Politicians are drug pushers, voters are drug addicts, and the drug of choice is OPM — Other People’s Money. Free money. Money from the government. Politicians say there’s always more available: more for education, for retirement, for housing, for health care. Political signs say ‘vote for me’ but mean ‘I’ll give you more cash.’ This addictive behavior is explained by the Two Things of Economics:
  1. There’s no such thing as a free lunch.
  2. Incentives matter.

Voters know that somebody has to pay — their big incentive is to have the state pay, to use Other People’s Money. Taxpayers know it is urgent to kick this habit, but how? Yes, cutting taxes, cutting the supply of money to the treasury. But while cutting taxes is popular, the more difficult need is to reduce demand. Americans, Slovaks, the entire democratic world, need a policy to reduce the demand for more state cash. What’s needed is a demand reduction program, starting with higher education.

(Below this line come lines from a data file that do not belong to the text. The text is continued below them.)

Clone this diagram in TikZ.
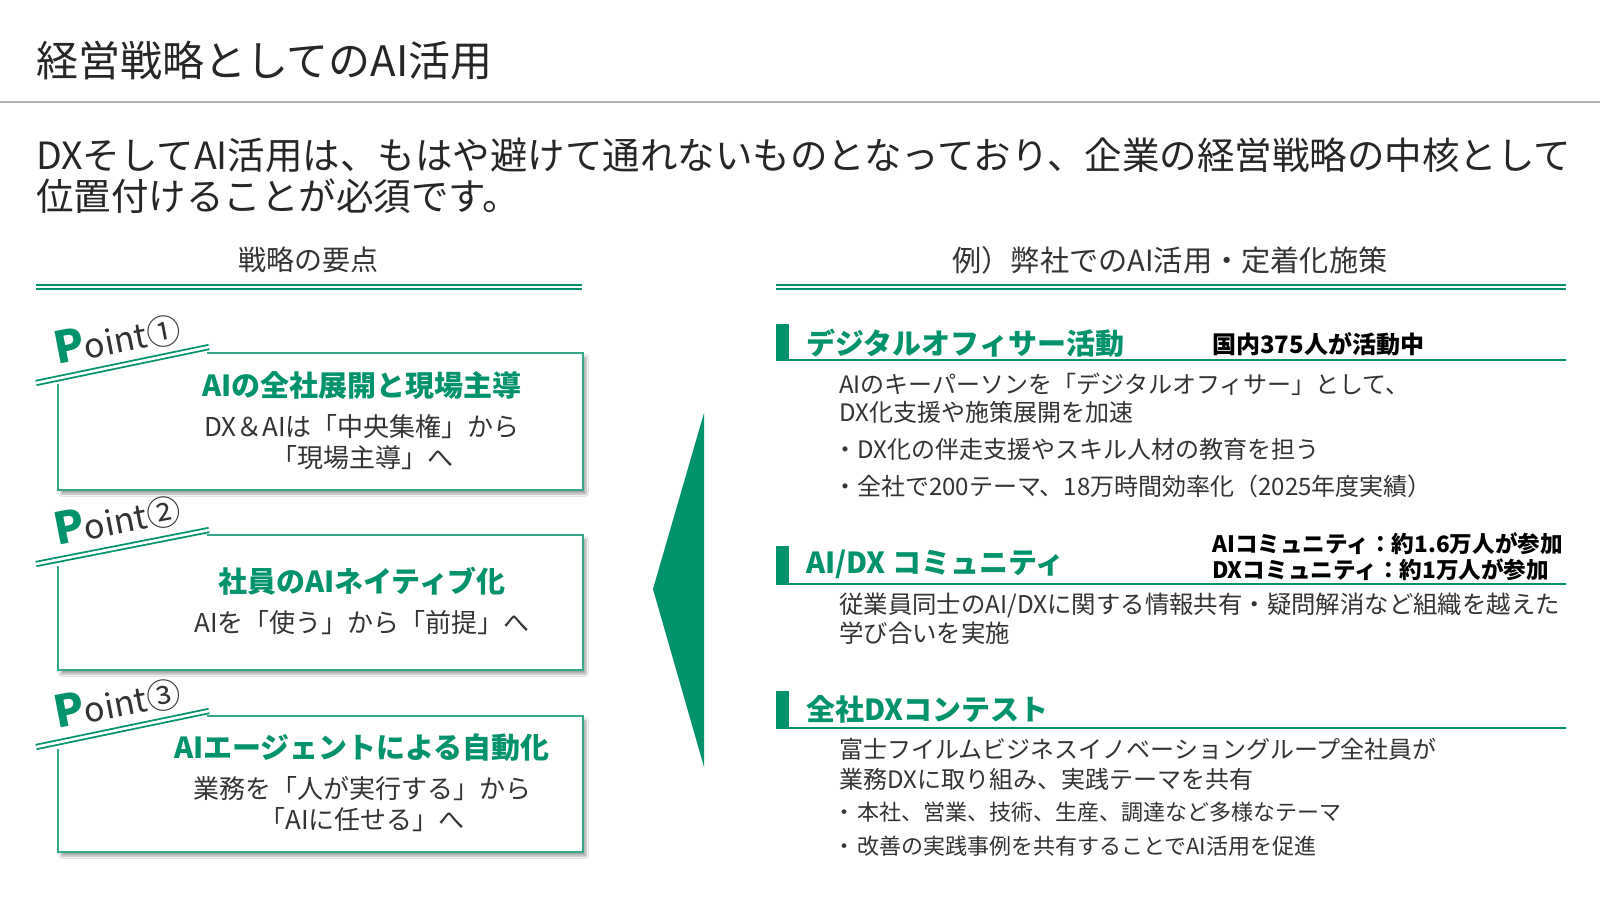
\documentclass[tikz,border=0pt]{standalone}
\usepackage{fontspec}
\setmainfont{Noto Sans CJK JP}
\usetikzlibrary{shadows.blur}
\definecolor{fjgreen}{HTML}{00936B}
\definecolor{bodygray}{HTML}{333333}
\newcommand{\fsz}[2]{\fontsize{#1}{#2}\selectfont}
\newcommand{\itemdot}{\makebox[18pt][l]{\hspace{-6pt}・}}

\begin{document}
\begin{tikzpicture}[x=1pt, y=-1pt,
    pagetitle/.style={anchor=west, inner sep=0pt, font=\fsz{42}{48}, text=black!85},
    lead/.style={anchor=west, inner sep=0pt, align=left, font=\fsz{37.5}{41}, text=black!85},
    colhead/.style={inner sep=0pt, font=\fsz{28}{34}, text=bodygray},
    dline/.style={draw=fjgreen, line width=1.8pt, double=white, double distance=2.6pt},
    pointbox/.style={draw=fjgreen!80, line width=1.6pt},
    boxfill/.style={fill=white, blur shadow={shadow xshift=3pt, shadow yshift=-4pt, shadow blur steps=6, shadow opacity=35}},
    pointlbl/.style={anchor=base west, rotate=11, inner sep=0pt, text=bodygray},
    ptitle/.style={inner sep=0pt, font=\bfseries\fsz{29}{34}, text=fjgreen},
    pbody/.style={inner sep=0pt, align=center, font=\fsz{26}{31}, text=bodygray},
    secline/.style={draw=fjgreen, line width=1.5pt},
    sectitle/.style={anchor=west, inner sep=0pt, font=\bfseries\fsz{29}{34}, text=fjgreen},
    secnote/.style={anchor=west, inner sep=0pt, align=left, font=\bfseries\fsz{22.6}{26}, text=black},
    secbody/.style={anchor=west, inner sep=0pt, align=left, font=\fsz{24}{28}, text=bodygray}
]
\useasboundingbox (0,0) rectangle (1600,900);
\fill[white] (0,0) rectangle (1600,900);

% Heading
\node[pagetitle] (title) at (36,61) {経営戦略としてのAI活用};
\draw[gray!60, line width=2.5pt] (0,102) -- (1600,102);
\node[lead] (lead) at (36,175.5) {DXそしてAI活用は、もはや避けて通れないものとなっており、企業の経営戦略の中核として\\位置付けることが必須です。};

% Column heads
\node[colhead] (lefthead) at (308,260) {戦略の要点};
\draw[dline] (36,287) -- (582,287);
\node[colhead, font=\fsz{29.2}{34}] (righthead) at (1170,260) {例）弊社でのAI活用・定着化施策};
\draw[dline] (776,287) -- (1566,287);

% Point 1
\fill[boxfill] (58,384) -- (58,490) -- (583,490) -- (583,353) -- (207,353) -- cycle;
\draw[pointbox] (58,384) |- (583,490) |- (207,353);
\draw[dline] (36,383) -- (209,347);
\node[pointlbl] (pt1) at (57,365) {{\color{fjgreen}\bfseries\fsz{44}{44}P}{\fsz{34}{34}oint①}};
\node[ptitle] (pt1title) at (362,386) {AIの全社展開と現場主導};
\node[pbody] (pt1body) at (362,442) {DX＆AIは「中央集権」から\\「現場主導」へ};

% Point 2
\fill[boxfill] (58,566) -- (58,670) -- (583,670) -- (583,535) -- (207,535) -- cycle;
\draw[pointbox] (58,566) |- (583,670) |- (207,535);
\draw[dline] (36,564) -- (209,530);
\node[pointlbl] (pt2) at (57,546) {{\color{fjgreen}\bfseries\fsz{44}{44}P}{\fsz{34}{34}oint②}};
\node[ptitle] (pt2title) at (362,581) {社員のAIネイティブ化};
\node[pbody] (pt2body) at (362,623) {AIを「使う」から「前提」へ};

% Point 3
\fill[boxfill] (58,749) -- (58,852) -- (583,852) -- (583,716) -- (207,716) -- cycle;
\draw[pointbox] (58,749) |- (583,852) |- (207,716);
\draw[dline] (36,747) -- (209,711);
\node[pointlbl] (pt3) at (57,729) {{\color{fjgreen}\bfseries\fsz{44}{44}P}{\fsz{34}{34}oint③}};
\node[ptitle] (pt3title) at (362,748) {AIエージェントによる自動化};
\node[pbody] (pt3body) at (362,804.5) {業務を「人が実行する」から\\「AIに任せる」へ};

% Arrow
\fill[fjgreen] (704,413) -- (653,589) -- (704,767) -- cycle;

% Digital officer
\fill[fjgreen] (776,324) rectangle (789,360);
\draw[secline] (776,360) -- (1566,360);
\node[sectitle] (sec1) at (806,343) {デジタルオフィサー活動};
\node[secnote, font=\bfseries\fsz{24}{26}] (sec1note) at (1212,344) {国内375人が活動中};
\node[secbody] (sec1body) at (839,398) {AIのキーパーソンを「デジタルオフィサー」として、\\DX化支援や施策展開を加速};
\node[secbody] (sec1a) at (839,449) {\itemdot DX化の伴走支援やスキル人材の教育を担う};
\node[secbody] (sec1b) at (839,486) {\itemdot 全社で200テーマ、18万時間効率化（2025年度実績）};

% Community
\fill[fjgreen] (776,546) rectangle (789,584);
\draw[secline] (776,584) -- (1566,584);
\node[sectitle] (sec2) at (806,564) {AI/DX コミュニティ};
\node[secnote] (sec2note) at (1212,557) {AIコミュニティ：約1.6万人が参加\\DXコミュニティ：約1万人が参加};
\node[secbody, font=\fsz{24.4}{29}] (sec2body) at (839,618.5) {従業員同士のAI/DXに関する情報共有・疑問解消など組織を越えた\\学び合いを実施};

% Contest
\fill[fjgreen] (776,691) rectangle (789,728);
\draw[secline] (776,728) -- (1566,728);
\node[sectitle] (sec3) at (806,709) {全社DXコンテスト};
\node[secbody, font=\fsz{24}{30}] (sec3body) at (839,764) {富士フイルムビジネスイノベーショングループ全社員が\\業務DXに取り組み、実践テーマを共有};
\node[secbody, font=\fsz{22}{26}] (sec3a) at (839,812) {\itemdot 本社、営業、技術、生産、調達など多様なテーマ};
\node[secbody, font=\fsz{22}{26}] (sec3b) at (839,846) {\itemdot 改善の実践事例を共有することでAI活用を促進};

\end{tikzpicture}
\end{document}
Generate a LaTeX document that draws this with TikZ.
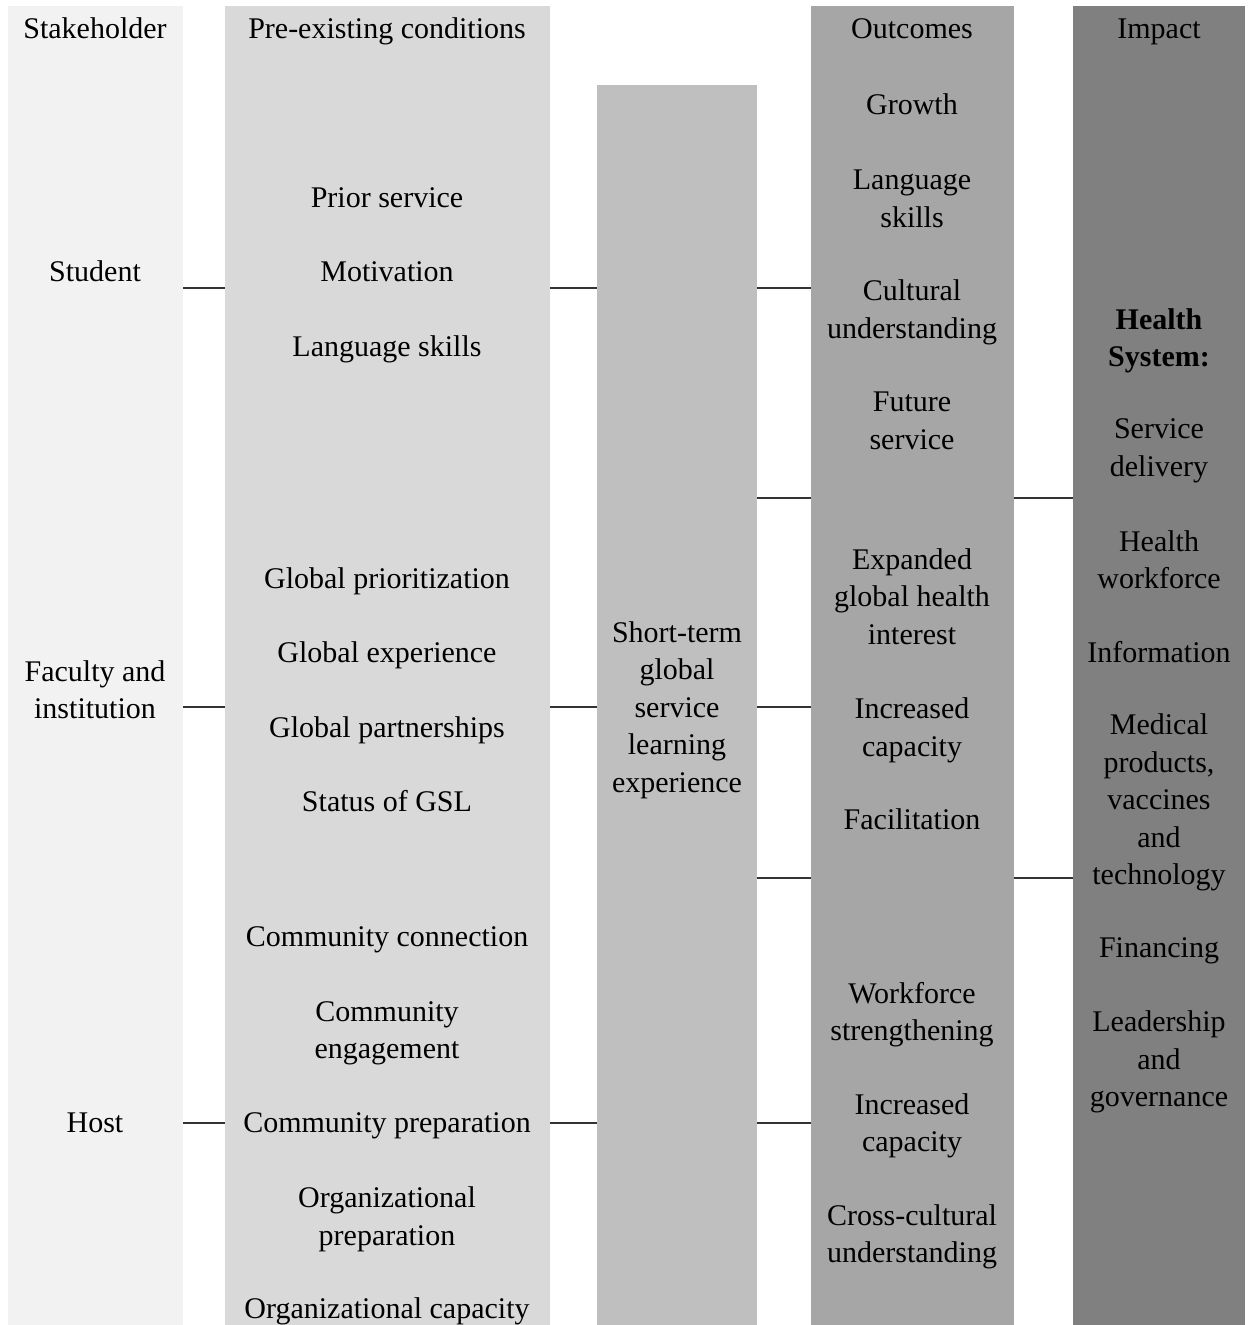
\documentclass[tikz,border=0pt]{standalone}
\usepackage{fontspec}
\setmainfont{Liberation Serif}
\usepackage{tikz}
\definecolor{stakegray}{HTML}{F2F2F2}
\definecolor{pregray}{HTML}{D9D9D9}
\definecolor{expgray}{HTML}{BFBFBF}
\definecolor{outgray}{HTML}{A6A6A6}
\definecolor{impgray}{HTML}{808080}
\tikzset{
	colstyle/.style={rectangle,inner sep=0pt,minimum height=1319pt},
	textstyle/.style={align=center,inner sep=0pt,text depth=7pt,yshift=-4pt,font={\fontsize{30}{37.5}\selectfont}},
	linkstyle/.style={line width=1.5pt,draw=black!80}
}
\begin{document}
\begin{tikzpicture}[x=1pt,y=-1pt]
		\useasboundingbox (0,0) rectangle (1253,1325);
		% columns
		\node[colstyle,fill=stakegray,minimum width=175pt] (stakecol) at (95.5,665.5) {};
		\node[colstyle,fill=pregray,minimum width=325pt] (precol) at (387.5,665.5) {};
		\node[colstyle,fill=expgray,minimum width=160pt,minimum height=1240pt] (expcol) at (677,705) {};
		\node[colstyle,fill=outgray,minimum width=203pt] (outcol) at (912.5,665.5) {};
		\node[colstyle,fill=impgray,minimum width=172pt] (impcol) at (1159,665.5) {};
		% stakeholder
		\node[textstyle] (stakehead) at (95,28) {Stakeholder};
		\node[textstyle] (student) at (95,271) {Student};
		\node[textstyle] (faculty) at (95,689) {Faculty and\\institution};
		\node[textstyle] (host) at (95,1122) {Host};
		% pre-existing conditions
		\node[textstyle] (prehead) at (387,28) {Pre-existing conditions};
		\node[textstyle] (prior) at (387,197) {Prior service};
		\node[textstyle] (motiv) at (387,271) {Motivation};
		\node[textstyle] (langpre) at (387,346) {Language skills};
		\node[textstyle] (gprior) at (387,578) {Global prioritization};
		\node[textstyle] (gexp) at (387,652) {Global experience};
		\node[textstyle] (gpart) at (387,727) {Global partnerships};
		\node[textstyle] (gsl) at (387,800) {Status of GSL};
		\node[textstyle] (cconn) at (387,936) {Community connection};
		\node[textstyle] (ceng) at (387,1029.5) {Community\\engagement};
		\node[textstyle] (cprep) at (387,1122) {Community preparation};
		\node[textstyle] (oprep) at (387,1215.5) {Organizational\\preparation};
		\node[textstyle] (ocap) at (387,1308) {Organizational capacity};
		% experience
		\node[textstyle] (gslexp) at (677,706.5) {Short-term\\global\\service\\learning\\experience};
		% outcomes
		\node[textstyle] (outhead) at (912,28) {Outcomes};
		\node[textstyle] (growth) at (912,104) {Growth};
		\node[textstyle] (langout) at (912,198) {Language\\skills};
		\node[textstyle] (cult) at (912,308.5) {Cultural\\understanding};
		\node[textstyle] (future) at (912,420) {Future\\service};
		\node[textstyle] (expand) at (912,596) {Expanded\\global health\\interest};
		\node[textstyle] (capfac) at (912,726.5) {Increased\\capacity};
		\node[textstyle] (facil) at (912,819) {Facilitation};
		\node[textstyle] (wforce) at (912,1011) {Workforce\\strengthening};
		\node[textstyle] (caphost) at (912,1122) {Increased\\capacity};
		\node[textstyle] (cross) at (912,1233) {Cross-cultural\\understanding};
		% impact
		\node[textstyle] (imphead) at (1159,28) {Impact};
		\node[textstyle] (hsys) at (1159,337) {\textbf{Health}\\\textbf{System:}};
		\node[textstyle] (sdel) at (1159,447) {Service\\delivery};
		\node[textstyle] (hwork) at (1159,559) {Health\\workforce};
		\node[textstyle] (info) at (1159,651) {Information};
		\node[textstyle] (medprod) at (1159,799) {Medical\\products,\\vaccines\\and\\technology};
		\node[textstyle] (finance) at (1159,947) {Financing};
		\node[textstyle] (lead) at (1159,1058.5) {Leadership\\and\\governance};
		% link rows
		\coordinate (rowstudent) at (0,288);
		\coordinate (rowfaculty) at (0,707);
		\coordinate (rowhost) at (0,1123);
		\coordinate (rowupper) at (0,498);
		\coordinate (rowlower) at (0,878);
		\draw[linkstyle] (stakecol.east |- rowstudent)--(precol.west |- rowstudent);
		\draw[linkstyle] (precol.east |- rowstudent)--(expcol.west |- rowstudent);
		\draw[linkstyle] (expcol.east |- rowstudent)--(outcol.west |- rowstudent);
		\draw[linkstyle] (stakecol.east |- rowfaculty)--(precol.west |- rowfaculty);
		\draw[linkstyle] (precol.east |- rowfaculty)--(expcol.west |- rowfaculty);
		\draw[linkstyle] (expcol.east |- rowfaculty)--(outcol.west |- rowfaculty);
		\draw[linkstyle] (stakecol.east |- rowhost)--(precol.west |- rowhost);
		\draw[linkstyle] (precol.east |- rowhost)--(expcol.west |- rowhost);
		\draw[linkstyle] (expcol.east |- rowhost)--(outcol.west |- rowhost);
		\draw[linkstyle] (expcol.east |- rowupper)--(outcol.west |- rowupper);
		\draw[linkstyle] (outcol.east |- rowupper)--(impcol.west |- rowupper);
		\draw[linkstyle] (expcol.east |- rowlower)--(outcol.west |- rowlower);
		\draw[linkstyle] (outcol.east |- rowlower)--(impcol.west |- rowlower);
\end{tikzpicture}
\end{document}
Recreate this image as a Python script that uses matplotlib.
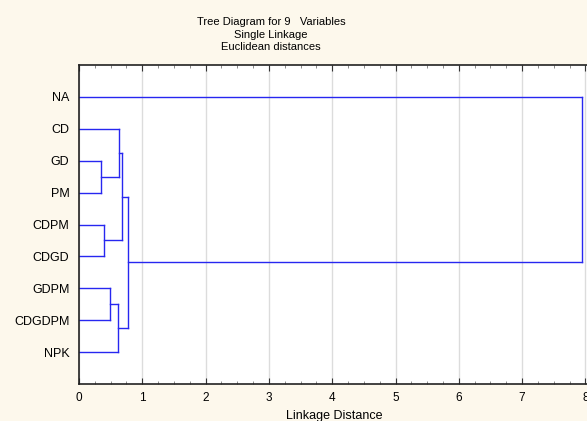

The government should give people loans instead of grants. One’s loans are repaid by one’s own future money. Loan money is your own money, but shifted in time. When a borrower accepts a state loan, taxes paid would be loan repayments — hence Tax Loan — with an extra loan repayment surcharges. The loan provides the opportunity, the taxes plus surcharge repays the loan, and the surcharge provides the demand reduction.

Tax Loans solve the financing problem for poor people, replacing Robin Hood’s gifts to the poor. Paying for higher education is a big expense everywhere. Students often don’t have the money or opportunity to buy the best education. The usual solution has been some state transfers to Universities, allowing admission of students who pay little or no tuition (especially children of the elite). Instead, that same amount of money should be distributed through individual Tax Loans, to the same students. Tax Loans could be much larger than the current Federal Loan programs, while using taxes to repay the loans increases the transparency, and reduces default.

Investing in an education then emulates business investment cycle — borrow money, invest, and repay through that famous return on investment. The contractual agreement would specify how much money is borrowed, and how it is to be repaid. Just like a real loan. Students who take out Tax Loans become investors in their own human capital, owners of their own education.